When you open a video in a video player, it does not load it into memory. It buffers the contents in as required. You can watch an 8GB video on a phone with 2GB RAM.

This model is older than digital video. This is what Unix pipes do. When you grep a file, it loads part of the file into its buffer and returns results as it moves its buffer through the file. That way the next processor in the chain can begin working too. All before the file is finished reading in.

So what does a production grade redactor that makes use of streamed input look like?

go
1
func bufferedRedacter(infilename, outfilename string) error {
2
// Open input stream NOT byte slice
3
inFile, err := os.Open(infilename)
4
defer inFile.Close()
5
if err != nil {
6
return err
7
}
8
9
// Open output stream
10
outFile, err := os.Create(outfilename)
11
defer outFile.Close()
12
if err != nil {
13
return err
14
}
15
16
// Redact the input line by line
17
scanner := bufio.NewScanner(inFile)
18
for scanner.Scan() {
19
fmt.Fprintln(outFile, strings.ReplaceAll(scanner.Text(), "go", "XX"))
20
}
21
return scanner.Err()
22
}
23

The input and output file descriptors are opened. As the input file is copied to the output file it is redacted. These two could be any io.Reader/io.Writer pair so could just as easily be STDIN/STDOUT and the program used to edit the stream between Unix pipes like so:

('stream editor' ... catchy name. Where have I heard that before 🤔)

bash
1
cat infile | redactor | grep "regex" > outfile
2

They could also be streamed HTTP Requests/Responses.

So how does the resource usages and execution time compare for the two options?

Using an input text file with size 9.4MB, we see the following performance:

The byte slice redactor uses a cumulative total memory of around 2 times the input file as we expect, 18.61MB. This will scale infinitely with input file size.

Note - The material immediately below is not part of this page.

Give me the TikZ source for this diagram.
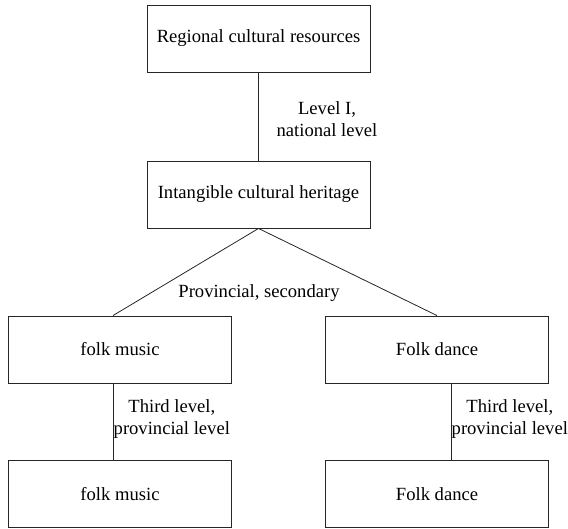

In total the buffered redactor uses 12.75kB irrespective of the input size. This is approximately 3 times the size of the default read buffer.

Its unlikely that any infrastructure component we'd deploy to, would have less than 128MB RAM. In practice we increase the read buffer to more fully utilise the available system memory and reduce syscalls or network traffic, noting that this kind of task is CPU bound. These kind of optimisations are not the focus of this blog post.

Summary

The point here is that we can design processors that can work on arbitrarily large input files using less than 10kB of memory.

This is how Kablamo engineers solutions for rapid and parallel video processing tasks, on input files up to 100GB using containers and AWS Lambda functions, without persistent disk. Such tasks include; transcoding, clipping, metadata extraction and audio waveform generation.